-- Stored data --

——————————

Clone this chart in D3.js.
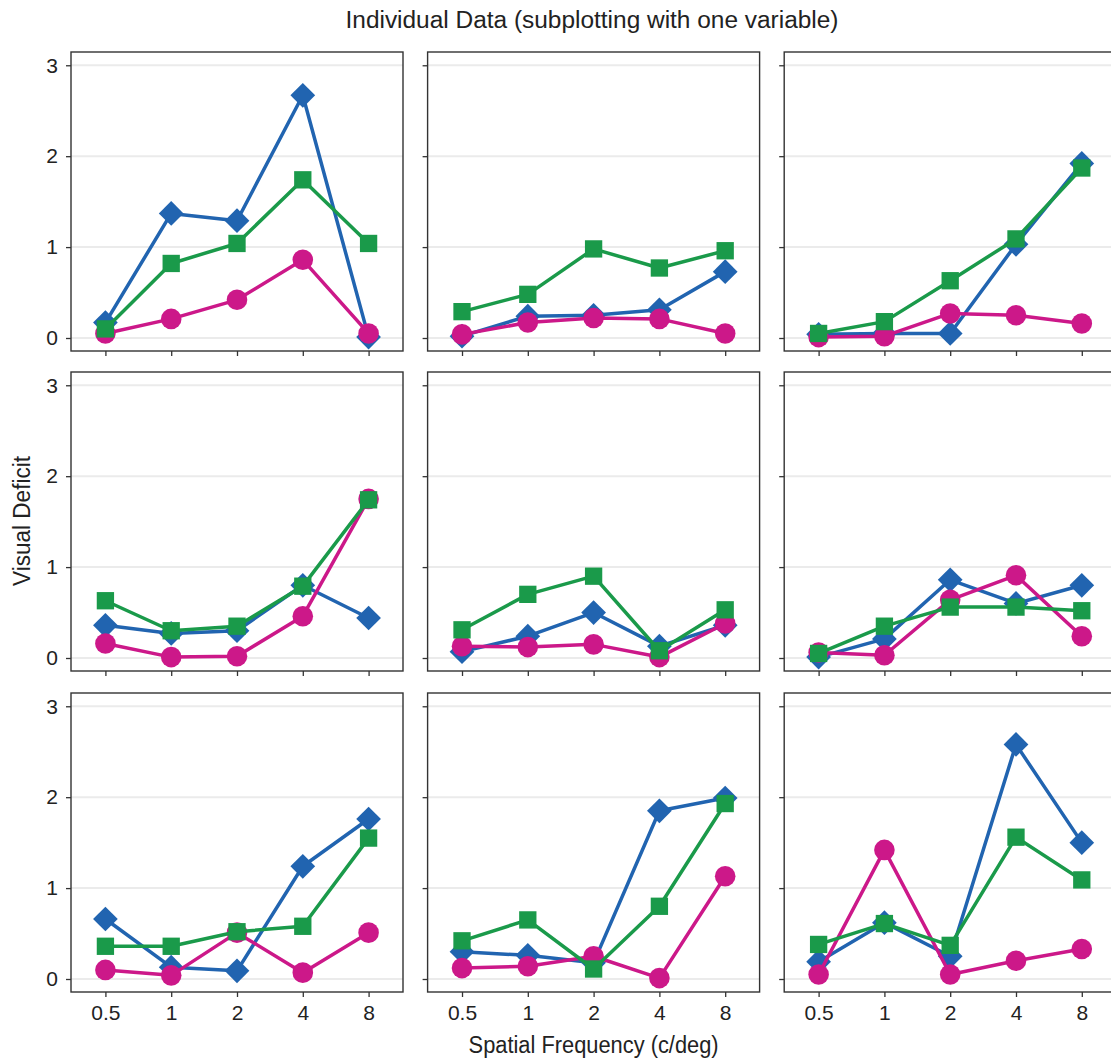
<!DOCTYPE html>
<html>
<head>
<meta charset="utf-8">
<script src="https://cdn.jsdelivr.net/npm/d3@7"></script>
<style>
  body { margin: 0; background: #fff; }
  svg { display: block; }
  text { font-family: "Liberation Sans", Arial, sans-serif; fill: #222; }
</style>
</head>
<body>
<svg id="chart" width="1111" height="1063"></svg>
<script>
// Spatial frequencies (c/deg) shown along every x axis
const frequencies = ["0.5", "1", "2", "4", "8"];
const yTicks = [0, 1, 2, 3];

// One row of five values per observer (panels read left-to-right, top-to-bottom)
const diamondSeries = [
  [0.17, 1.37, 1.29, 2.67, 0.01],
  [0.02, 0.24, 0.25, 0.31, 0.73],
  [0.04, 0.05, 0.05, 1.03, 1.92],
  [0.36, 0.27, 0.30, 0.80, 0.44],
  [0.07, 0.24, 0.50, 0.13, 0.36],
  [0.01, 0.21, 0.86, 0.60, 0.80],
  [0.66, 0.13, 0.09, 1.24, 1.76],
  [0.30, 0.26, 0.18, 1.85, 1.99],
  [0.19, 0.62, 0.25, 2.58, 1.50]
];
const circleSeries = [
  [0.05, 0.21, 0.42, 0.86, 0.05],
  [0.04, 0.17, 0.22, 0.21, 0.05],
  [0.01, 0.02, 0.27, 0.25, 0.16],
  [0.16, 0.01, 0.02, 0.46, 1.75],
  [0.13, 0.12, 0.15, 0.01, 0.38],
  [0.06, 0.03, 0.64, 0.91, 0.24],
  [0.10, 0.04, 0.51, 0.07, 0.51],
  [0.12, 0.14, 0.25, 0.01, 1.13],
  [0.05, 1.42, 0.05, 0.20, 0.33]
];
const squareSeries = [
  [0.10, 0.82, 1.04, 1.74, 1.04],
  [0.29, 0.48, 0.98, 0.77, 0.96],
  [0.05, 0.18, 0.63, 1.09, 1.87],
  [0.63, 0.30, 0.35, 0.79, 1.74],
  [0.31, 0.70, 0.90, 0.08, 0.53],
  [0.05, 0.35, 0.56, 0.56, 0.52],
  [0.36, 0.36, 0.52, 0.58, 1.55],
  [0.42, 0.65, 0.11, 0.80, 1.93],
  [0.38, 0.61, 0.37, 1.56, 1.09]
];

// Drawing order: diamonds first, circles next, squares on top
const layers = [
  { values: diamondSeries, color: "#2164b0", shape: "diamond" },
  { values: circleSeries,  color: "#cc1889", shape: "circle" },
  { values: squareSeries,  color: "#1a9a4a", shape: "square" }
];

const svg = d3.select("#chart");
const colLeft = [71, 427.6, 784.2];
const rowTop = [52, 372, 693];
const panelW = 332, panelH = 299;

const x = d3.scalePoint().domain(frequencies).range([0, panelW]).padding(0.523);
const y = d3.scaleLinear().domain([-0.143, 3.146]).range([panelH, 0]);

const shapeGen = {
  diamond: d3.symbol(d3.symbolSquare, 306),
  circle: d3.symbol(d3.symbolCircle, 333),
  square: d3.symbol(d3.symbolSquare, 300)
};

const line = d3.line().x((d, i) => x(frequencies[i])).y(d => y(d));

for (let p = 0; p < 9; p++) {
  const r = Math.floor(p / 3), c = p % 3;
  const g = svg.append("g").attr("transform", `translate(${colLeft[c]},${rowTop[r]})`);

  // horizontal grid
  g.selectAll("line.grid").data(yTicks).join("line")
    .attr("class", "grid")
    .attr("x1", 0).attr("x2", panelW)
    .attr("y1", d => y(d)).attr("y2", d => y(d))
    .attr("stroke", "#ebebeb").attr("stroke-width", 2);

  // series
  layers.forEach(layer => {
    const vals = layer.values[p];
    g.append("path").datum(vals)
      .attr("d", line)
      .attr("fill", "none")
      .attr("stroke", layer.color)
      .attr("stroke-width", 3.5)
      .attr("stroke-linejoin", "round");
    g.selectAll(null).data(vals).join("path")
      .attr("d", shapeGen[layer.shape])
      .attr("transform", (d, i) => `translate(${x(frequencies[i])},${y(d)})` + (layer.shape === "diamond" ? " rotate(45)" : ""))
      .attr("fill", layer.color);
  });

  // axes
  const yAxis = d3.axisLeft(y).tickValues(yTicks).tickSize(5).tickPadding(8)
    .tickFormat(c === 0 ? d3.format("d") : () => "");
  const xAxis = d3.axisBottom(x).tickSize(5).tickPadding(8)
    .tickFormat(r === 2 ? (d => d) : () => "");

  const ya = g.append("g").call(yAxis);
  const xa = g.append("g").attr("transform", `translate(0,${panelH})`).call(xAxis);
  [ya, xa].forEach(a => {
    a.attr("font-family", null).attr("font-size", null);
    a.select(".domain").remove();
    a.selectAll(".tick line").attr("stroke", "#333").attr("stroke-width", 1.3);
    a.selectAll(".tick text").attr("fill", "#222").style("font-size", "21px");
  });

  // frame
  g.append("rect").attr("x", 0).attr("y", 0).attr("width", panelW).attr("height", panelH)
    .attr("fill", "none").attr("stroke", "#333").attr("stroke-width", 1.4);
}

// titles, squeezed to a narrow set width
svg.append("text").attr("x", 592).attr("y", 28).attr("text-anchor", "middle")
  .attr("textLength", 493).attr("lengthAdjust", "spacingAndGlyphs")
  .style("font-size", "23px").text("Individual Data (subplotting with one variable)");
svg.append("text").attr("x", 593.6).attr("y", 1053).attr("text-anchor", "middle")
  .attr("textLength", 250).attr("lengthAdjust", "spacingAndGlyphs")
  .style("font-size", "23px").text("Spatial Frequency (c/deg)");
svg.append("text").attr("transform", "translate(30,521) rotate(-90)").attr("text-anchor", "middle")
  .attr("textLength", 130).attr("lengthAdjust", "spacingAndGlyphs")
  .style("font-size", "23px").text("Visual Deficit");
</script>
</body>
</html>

——————————

Look at the listing and set down only the lines from its start through the line with "const yTicks = [0, 1, 2, 3];", word for word and without pictures.

-- Response to the task --
Clone this chart in D3.js.
<!DOCTYPE html>
<html>
<head>
<meta charset="utf-8">
<script src="https://cdn.jsdelivr.net/npm/d3@7"></script>
<style>
  body { margin: 0; background: #fff; }
  svg { display: block; }
  text { font-family: "Liberation Sans", Arial, sans-serif; fill: #222; }
</style>
</head>
<body>
<svg id="chart" width="1111" height="1063"></svg>
<script>
// Spatial frequencies (c/deg) shown along every x axis
const frequencies = ["0.5", "1", "2", "4", "8"];
const yTicks = [0, 1, 2, 3];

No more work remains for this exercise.